In the year 10,191, the world is at war for control of the desert planet Dune—the only place where the time-travel substance 'Spice' can be found. But when one leader gives up control, it's only so he can stage a coup with some unsavory characters.
This movie contains 45 potentially triggering events.
Navigators constantly mainline 'Spice' to acheive psychic abilities. This 'spice' also gets normal people good and wasted so it's taken recreationally.
Mentats drink a potion called "sapho juice" that accelerates their minds, allowing them to act as human supercomputers.
2 captors talk about taking turns with Jessica when her and Paul are tied up. One captor pulls up her skirt before being stopped by Paul using his voice power for the first time.
Also stings character taunts Paul during their fight by telling him he will give special attention to his mom after he kills him.
The emperor kills Rabban for his cruelty towards Arrakis and decapitates him. Rabban's head is placed on the floor in front of emperor's throne to intimidate the Baron.
The Bene Gesserit test of Self-Control involves placing the hand in a nerve-stimulation chamber that makes it feel as if it's being burnt off, and expecting the initiate to keep it there for a whole minute. While it shows a video of such a thing happening, it only causes intense pain.

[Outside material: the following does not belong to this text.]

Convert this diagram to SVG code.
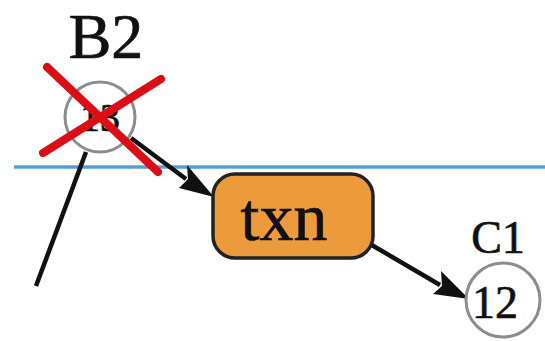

Baron Atreides is assassinated by an antigravity drone carrying a srynge of cyanide. Baron Harkonen is almost killed by a poison needle implanted in one of his slave boy's legs.
Harkonnen embodies homophobic tropes including the "predatory/pedophile gay" trope and is based on demonizations of HIV/AIDS victims during the 1980s, with prominent sores on his face and open lust for young men/teenage boys, especially his nephew. He also falls into fatphobic and ableist tropes. Orientalism and white savior narrative; white Paul is worshiped by a desert-dwelling Muslim tribe that's portrayed as "backwards." Whitewashing.